Just before 6pm, officers emerged from Tseung Kwan O District Police Station with dogs after protesters pelted the building with eggs and bricks, smashing its windows.
A government statement released after 6pm said protesters had hurled “miscellaneous objects” and daubed the police station with paint: “Police warn the protestors to stop their illegal acts at once and to leave peacefully,” it read.
Shortly before 5pm, another government statement condemned protesters for removing road railings and setting up barricades on Mau Yip Road near Po Lam MTR station.
“Police warn the protestors concerned to stop the obstruction and other illegal acts,” it read. “Protestors are advised to respect others’ rights while expressing their views.”
Several large black banners reading “liberate Hong Kong, the revolution of our times” and “withdraw the evil law,” were draped over an overpass on Po Ning Road.
Across the harbour, another group geared up for a separate protest at 5pm in Belcher Bay Park in Kennedy Town.
Police issued letters of no objection to both events on Sunday but warned against a “breach of peace” by “potential dissidents.”
The demonstrations anticipate a planned city-wide strike on Monday which is set to bring transport and labour services to a halt in no less than seven districts — Tuen Mun, Sha Tin, Tsuen Wan, Wong Tai Sin, Tai Po, Mong Kok and Admiralty.
As the city enters its ninth consecutive week of protests sparked by the government’s now-suspended extradition bill, tensions have flared over the police’s use of crowd control measures, which has been criticised as excessive.

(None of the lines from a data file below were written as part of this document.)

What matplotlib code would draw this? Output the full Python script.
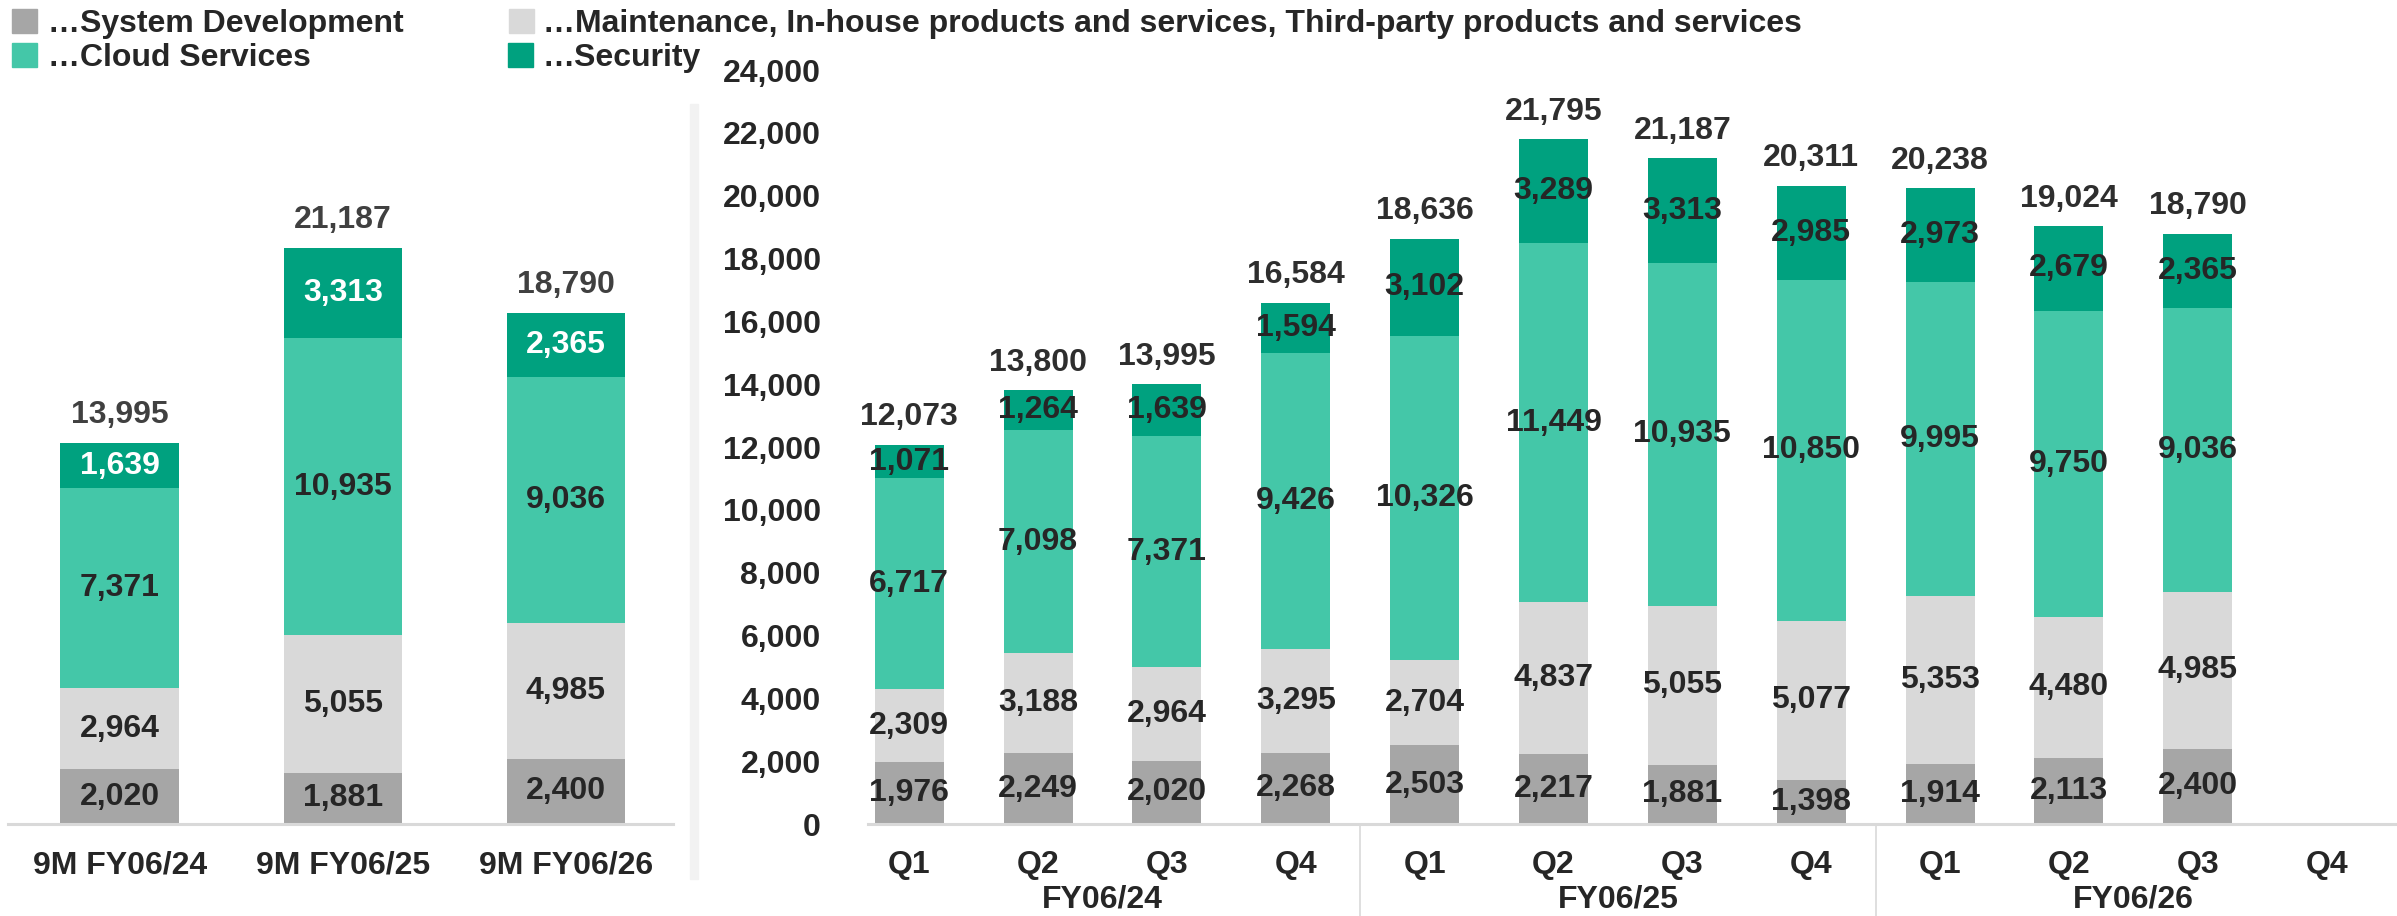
import matplotlib
matplotlib.use("Agg")
import matplotlib.pyplot as plt
from matplotlib.patches import Rectangle
from matplotlib.lines import Line2D

plt.rcParams['font.family'] = ['Liberation Sans', 'DejaVu Sans']
plt.rcParams['font.weight'] = 'bold'

## data
series_names = ['…System Development',
                '…Maintenance, In-house products and services, Third-party products and services',
                '…Cloud Services', '…Security']
colors = ['#A6A6A6', '#D9D9D9', '#44C7A8', '#00A17F']

nine_m_labels = ['9M FY06/24', '9M FY06/25', '9M FY06/26']
nine_m_sysdev = [2020, 1881, 2400]
nine_m_maint = [2964, 5055, 4985]
nine_m_cloud = [7371, 10935, 9036]
nine_m_security = [1639, 3313, 2365]
nine_m_totals = [13995, 21187, 18790]

q_labels = ['Q1', 'Q2', 'Q3', 'Q4'] * 3
fy_labels = ['FY06/24', 'FY06/25', 'FY06/26']
q_sysdev = [1976, 2249, 2020, 2268, 2503, 2217, 1881, 1398, 1914, 2113, 2400]
q_maint = [2309, 3188, 2964, 3295, 2704, 4837, 5055, 5077, 5353, 4480, 4985]
q_cloud = [6717, 7098, 7371, 9426, 10326, 11449, 10935, 10850, 9995, 9750, 9036]
q_security = [1071, 1264, 1639, 1594, 3102, 3289, 3313, 2985, 2973, 2679, 2365]
q_totals = [12073, 13800, 13995, 16584, 18636, 21795, 21187, 20311, 20238, 19024, 18790]

W, H = 2397, 916
txt = '#262626'
fs = 23

fig = plt.figure(figsize=(W / 100, H / 100), dpi=100)


def stacked(ax, xs, layers, totals, width, sec_color, tot_color):
    bottoms = [0] * len(xs)
    for i, vals in enumerate(layers):
        ax.bar(xs, vals, width, bottom=bottoms, color=colors[i], linewidth=0, zorder=2)
        for x, b, v in zip(xs, bottoms, vals):
            c = sec_color if i == 3 else txt
            ax.text(x, b + v / 2, f'{v:,}', ha='center', va='center',
                    fontsize=fs, color=c, fontweight='bold', zorder=3)
        bottoms = [b + v for b, v in zip(bottoms, vals)]
    for x, top, t in zip(xs, bottoms, totals):
        ax.annotate(f'{t:,}', (x, top), xytext=(0, 20), textcoords='offset points',
                    ha='center', va='center', fontsize=fs, color=tot_color, fontweight='bold')


def style(ax):
    for s in ['top', 'right', 'left']:
        ax.spines[s].set_visible(False)
    ax.spines['bottom'].set_color('#D9D9D9')
    ax.spines['bottom'].set_linewidth(2.2)
    ax.spines['bottom'].set_zorder(4)
    ax.tick_params(axis='both', length=0)


## left panel (9M)
axL = fig.add_axes([8 / W, 92 / H, (673 - 8) / W, 653 / H])
xl = list(range(len(nine_m_labels)))
stacked(axL, xl, [nine_m_sysdev, nine_m_maint, nine_m_cloud, nine_m_security],
        nine_m_totals, 0.53, 'white', '#404040')
axL.set_xlim(-0.50, 2.48)
axL.set_ylim(0, 24000)
style(axL)
axL.set_yticks([])
axL.set_xticks(xl)
axL.set_xticklabels(nine_m_labels, fontsize=fs, color=txt, fontweight='bold')
axL.tick_params(axis='x', pad=19)

## right panel (quarters)
axR = fig.add_axes([868 / W, 92 / H, (W - 868) / W, (824 - 70) / H])
xr = list(range(len(q_sysdev)))
stacked(axR, xr, [q_sysdev, q_maint, q_cloud, q_security], q_totals, 0.535, txt, '#2E2E2E')
axR.set_xlim(-0.32, 11.546)
axR.set_ylim(0, 24000)
style(axR)
axR.set_yticks(range(0, 24001, 2000))
axR.set_yticklabels([f'{v:,}' for v in range(0, 24001, 2000)], fontsize=fs, color=txt,
                    fontweight='bold')
axR.tick_params(axis='y', pad=34)
axR.set_xticks(range(len(q_labels)))
axR.set_xticklabels(q_labels, fontsize=fs, color=txt, fontweight='bold')
axR.tick_params(axis='x', pad=19)
for i, fy in enumerate(fy_labels):
    axR.annotate(fy, (i * 4 + 1.5, 0), xycoords=('data', 'axes fraction'),
                 xytext=(0, -54), textcoords='offset points', ha='center', va='center',
                 fontsize=fs, color=txt, fontweight='bold', annotation_clip=False)
for xsep in [3.5, 7.5]:
    axR.add_line(Line2D([xsep, xsep], [0, -0.125], transform=axR.get_xaxis_transform(),
                        color='#D9D9D9', lw=1.2, clip_on=False))

## panel separator
fig.patches.append(Rectangle((690 / W, 1 - 879 / H), 8 / W, (879 - 104) / H,
                             transform=fig.transFigure, color='#F2F2F2', zorder=0))

## legend
leg = [(12, 9, 48, 0), (509, 9, 543, 1), (12, 43, 48, 2), (508, 43, 543, 3)]
for mx, my, tx, i in leg:
    fig.patches.append(Rectangle((mx / W, 1 - (my + 24) / H), 25 / W, 24 / H,
                                 transform=fig.transFigure, color=colors[i]))
    fig.text(tx / W, 1 - (my + 15) / H, series_names[i], fontsize=fs, color=txt,
             fontweight='bold', va='center', ha='left')

fig.savefig('out.png', dpi=100)
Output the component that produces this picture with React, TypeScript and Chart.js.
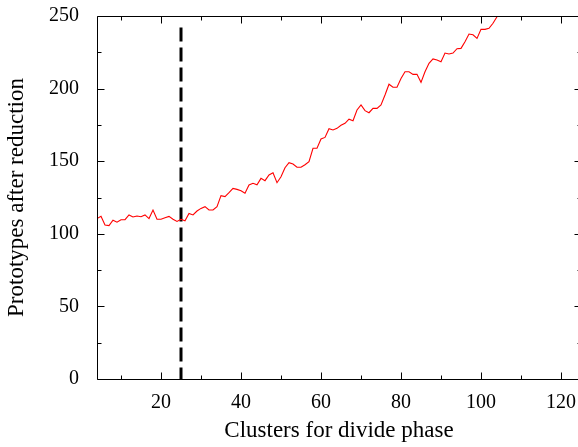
import React, { useEffect, useRef } from "react";
import { Chart, registerables } from "chart.js";

Chart.register(...registerables);

const clusters = [
  4, 5, 6, 7, 8, 9, 10, 11, 12, 13, 14, 15, 16, 17, 18, 19, 20, 21, 22, 23, 24,
  25, 26, 27, 28, 29, 30, 31, 32, 33, 34, 35, 36, 37, 38, 39, 40, 41, 42, 43, 44,
  45, 46, 47, 48, 49, 50, 51, 52, 53, 54, 55, 56, 57, 58, 59, 60, 61, 62, 63, 64,
  65, 66, 67, 68, 69, 70, 71, 72, 73, 74, 75, 76, 77, 78, 79, 80, 81, 82, 83, 84,
  85, 86, 87, 88, 89, 90, 91, 92, 93, 94, 95, 96, 97, 98, 99, 100, 101, 102, 103,
  104, 105,
];

const prototypes = [
  110.5, 112, 106, 105.6, 109.3, 108, 109.7, 109.7, 113, 111.6, 112.3, 111.8, 113,
  110.5, 116.4, 110, 110, 111, 112, 110, 108.5, 110, 109, 114, 113, 115.7, 117.5,
  118.7, 116.4, 116.4, 118.7, 126.3, 125.6, 128.3, 131.3, 130.6, 129.7, 127.9,
  133.6, 134.8, 133.8, 138.2, 136.6, 140.5, 142, 135.2, 139.3, 145.5, 149, 148,
  145.8, 145.8, 147.6, 149.7, 158.9, 158.9, 165.3, 166.4, 172.4, 171.5, 172.6,
  174.7, 176.1, 178.9, 177.9, 185.3, 188.7, 184.8, 183.4, 186.4, 186.4, 188.7,
  195.6, 203, 200.9, 200.9, 207, 211.6, 211.6, 209.8, 209.8, 204.3, 211.6, 217.4,
  220.4, 219.7, 218.5, 224.5, 223.8, 224.5, 227.5, 227.7, 232.3, 237.6, 237.1,
  234.6, 240.8, 240.8, 241.5, 245, 249.5, 255,
];

const markerX = [25, 25];
const markerY = [242, 0];

const xMajorTicks = [20, 40, 60, 80, 100, 120];
const xMinorTicks = [10, 30, 50, 70, 90, 110];
const yMajorTicks = [0, 50, 100, 150, 200, 250];
const yMinorTicks = [25, 75, 125, 175, 225];

const X_MIN = 4;
const X_MAX = 125;
const Y_MIN = 0;
const Y_MAX = 250;

const FONT = "'Liberation Serif', 'Times New Roman', serif";

const framePlugin = {
  id: "gnuplotFrame",
  afterDatasetsDraw(chart: any) {
    const { ctx, chartArea, scales } = chart;
    const xs = scales.x;
    const ys = scales.y;
    const l = Math.round(chartArea.left) + 0.5;
    const r = Math.round(chartArea.right) + 0.5;
    const t = Math.round(chartArea.top) + 0.5;
    const b = Math.round(chartArea.bottom) + 0.5;
    ctx.save();
    ctx.strokeStyle = "#000";
    ctx.lineWidth = 1;
    ctx.setLineDash([]);
    ctx.beginPath();
    ctx.moveTo(l, t);
    ctx.lineTo(r, t);
    ctx.moveTo(l, t);
    ctx.lineTo(l, b);
    ctx.lineTo(r, b);
    ctx.moveTo(r, t);
    ctx.lineTo(r, b);
    const major = 7;
    const minor = 4;
    const xt = (v: number, len: number) => {
      const px = Math.round(xs.getPixelForValue(v)) + 0.5;
      ctx.moveTo(px, b);
      ctx.lineTo(px, b - len);
      ctx.moveTo(px, t);
      ctx.lineTo(px, t + len);
    };
    const yt = (v: number, len: number) => {
      const py = Math.round(ys.getPixelForValue(v)) + 0.5;
      ctx.moveTo(l, py);
      ctx.lineTo(l + len, py);
      ctx.moveTo(r, py);
      ctx.lineTo(r - len, py);
    };
    xMajorTicks.forEach((v) => xt(v, major));
    xMinorTicks.forEach((v) => xt(v, minor));
    yMajorTicks.forEach((v) => yt(v, major));
    yMinorTicks.forEach((v) => yt(v, minor));
    ctx.stroke();
    ctx.restore();
  },
};

const zeroPad = (s: any) => {
  s.paddingTop = 0;
  s.paddingBottom = 0;
  s.paddingLeft = 0;
  s.paddingRight = 0;
};

export default function App() {
  const ref = useRef<HTMLCanvasElement | null>(null);

  useEffect(() => {
    if (!ref.current) return;
    const chart = new Chart(ref.current, {
      type: "line",
      data: {
        datasets: [
          {
            data: clusters.map((c, i) => ({ x: c, y: prototypes[i] })),
            borderColor: "#ff0000",
            borderWidth: 1.1,
            pointRadius: 0,
            tension: 0,
            fill: false,
          },
          {
            data: markerX.map((c, i) => ({ x: c, y: markerY[i] })),
            borderColor: "#000000",
            borderWidth: 3,
            borderDash: [14, 6],
            pointRadius: 0,
            fill: false,
          },
        ],
      },
      options: {
        responsive: false,
        animation: false,
        devicePixelRatio: 1,
        layout: { padding: { left: 0, top: 16, right: 3, bottom: 0 } },
        plugins: {
          legend: { display: false },
          tooltip: { enabled: false },
        },
        scales: {
          x: {
            type: "linear",
            min: X_MIN,
            max: X_MAX,
            grid: { display: false, drawTicks: false },
            border: { display: false },
            afterBuildTicks: (s: any) => {
              s.ticks = xMajorTicks.map((v) => ({ value: v }));
            },
            afterFit: (s: any) => {
              s.height = 68;
              zeroPad(s);
            },
            ticks: {
              autoSkip: false,
              maxRotation: 0,
              padding: 12,
              color: "#000",
              font: { family: FONT, size: 20 },
            },
            title: {
              display: true,
              text: "Clusters for divide phase",
              color: "#000",
              font: { family: FONT, size: 23 },
              padding: { top: 0, bottom: 2 },
            },
          },
          y: {
            type: "linear",
            min: Y_MIN,
            max: Y_MAX,
            grid: { display: false, drawTicks: false },
            border: { display: false },
            afterBuildTicks: (s: any) => {
              s.ticks = yMajorTicks.map((v) => ({ value: v }));
            },
            afterFit: (s: any) => {
              s.width = 97;
              zeroPad(s);
            },
            ticks: {
              autoSkip: false,
              padding: 18,
              color: "#000",
              font: { family: FONT, size: 20 },
            },
            title: {
              display: true,
              text: "Prototypes after reduction",
              color: "#000",
              font: { family: FONT, size: 23 },
              padding: { top: 3, bottom: 0 },
            },
          },
        },
      },
      plugins: [framePlugin],
    });
    return () => chart.destroy();
  }, []);

  return (
    <div
      style={{
        position: "fixed",
        left: 0,
        top: 0,
        width: 578,
        height: 447,
        overflow: "hidden",
        background: "#fff",
      }}
    >
      <canvas ref={ref} width={584} height={447} style={{ display: "block" }} />
    </div>
  );
}
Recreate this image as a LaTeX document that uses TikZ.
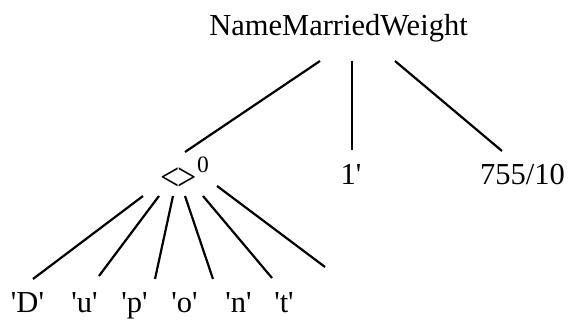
\documentclass[tikz,border=0pt]{standalone}
\usepackage{fontspec}
\newfontfamily\treefont{Liberation Serif}

\begin{document}
\begin{tikzpicture}[
    x=1pt, y=-1pt,
    every node/.style={
        anchor=base,
        inner sep=0pt,
        font=\treefont\fontsize{30.5}{36}\selectfont
    },
    edge/.style={line width=2.2pt}
]
\useasboundingbox (0,0) rectangle (571,320);
% Niveau 0
\node (root) at (338.5,36) {NameMarriedWeight};
% Niveau 1
\node (lt)   at (184.6,189) {\raisebox{-2pt}{\scalebox{1.12}[1.3]{<\kern-1.5pt>}}\raisebox{16pt}{\fontsize{23.5}{24}\selectfont 0}};
\node (one)  at (351,185)   {1'};
\node (frac) at (522.5,185) {755/10};
% Niveau 2
\node (cD) at (27.5,313)  {'D'};
\node (cu) at (84.5,313)  {'u'};
\node (cp) at (134.5,313) {'p'};
\node (co) at (184.5,313) {'o'};
\node (cn) at (238.5,313) {'n'};
\node (ct) at (284,313)   {'t'};
% Connexions racine
\draw[edge] ([xshift=-18.5pt,yshift=-25pt]root.base) -- ([xshift=0.4pt,yshift=37pt]lt.base);
\draw[edge] ([xshift=13.5pt,yshift=-25pt]root.base)  -- ([xshift=1pt,yshift=35pt]one.base);
\draw[edge] ([xshift=56.5pt,yshift=-25pt]root.base)  -- ([xshift=-20.5pt,yshift=34pt]frac.base);
% Connexions <>
\draw[edge] ([xshift=-41.6pt,yshift=-7pt]lt.base) -- ([xshift=5.5pt,yshift=34pt]cD.base);
\draw[edge] ([xshift=-25.6pt,yshift=-7pt]lt.base) -- ([xshift=14.5pt,yshift=37pt]cu.base);
\draw[edge] ([xshift=-11.6pt,yshift=-7pt]lt.base) -- ([xshift=20.5pt,yshift=34pt]cp.base);
\draw[edge] ([xshift=0.4pt,yshift=-7pt]lt.base)   -- ([xshift=28.5pt,yshift=34pt]co.base);
\draw[edge] ([xshift=18.4pt,yshift=-7pt]lt.base)  -- ([xshift=33.5pt,yshift=35pt]cn.base);
\draw[edge] ([xshift=32.4pt,yshift=3pt]lt.base)   -- ([xshift=41pt,yshift=46pt]ct.base);
\end{tikzpicture}
\end{document}
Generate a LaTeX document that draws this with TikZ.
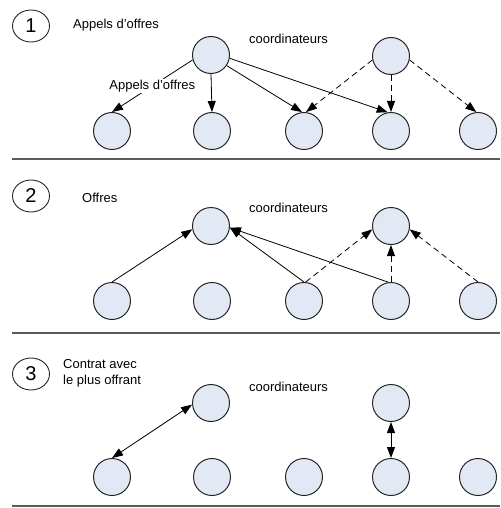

Meanwhile, public anger has been intensified by a wave of violence which saw a mob suspected of having links to triads attack commuters in Yuen Long on July 15, as well as fireworks shot at protesters in Tin Shui Wai last Tuesday.
Tseung Kwan O-based pastor Christine Tam, 29, told HKFP she decided to join Sunday’s march in order to raise awareness about the extradition bill crisis in communities outside of Hong Kong Island.
“It’s important the protests are not confined to one area,” she said. “We are using the most peaceful way to voice our opinion and spread the message.”
Winter Chen, a Tseung Kwan O resident and social worker in her 40s, told HKFP she is furious with the government’s handling of the crisis and has attended at least 20 protests about the controversial extradition bill.
“We are so angry because the government hasn’t done anything and leaves the police to tackle the problem. It is a political problem,” she said.
First-time march volunteers Ryan Wong and Alan Mo, who were distributing posters, told HKFP they were driven to join Sunday’s Tseung Kwan O protest after viewing footage of what they described as excessive use of force by the police.
Wong, a Wong Tai Sin resident, said he was previously not involved in the anti-extradition law movement until he witnessed the clashes between police, residents and protesters on his doorstep on Saturday night.
“I went downstairs and saw the police use teargas in a really residential area where there are lots of elderly [people],” he said. “I think the police are really unreasonable.”
While Mo said he joined after an appeal for volunteers was made on messaging app Telegram.
At the endpoint of the march, a television was set up playing looped footage of the Yuen Long mob attacks and other instances of alleged police brutality.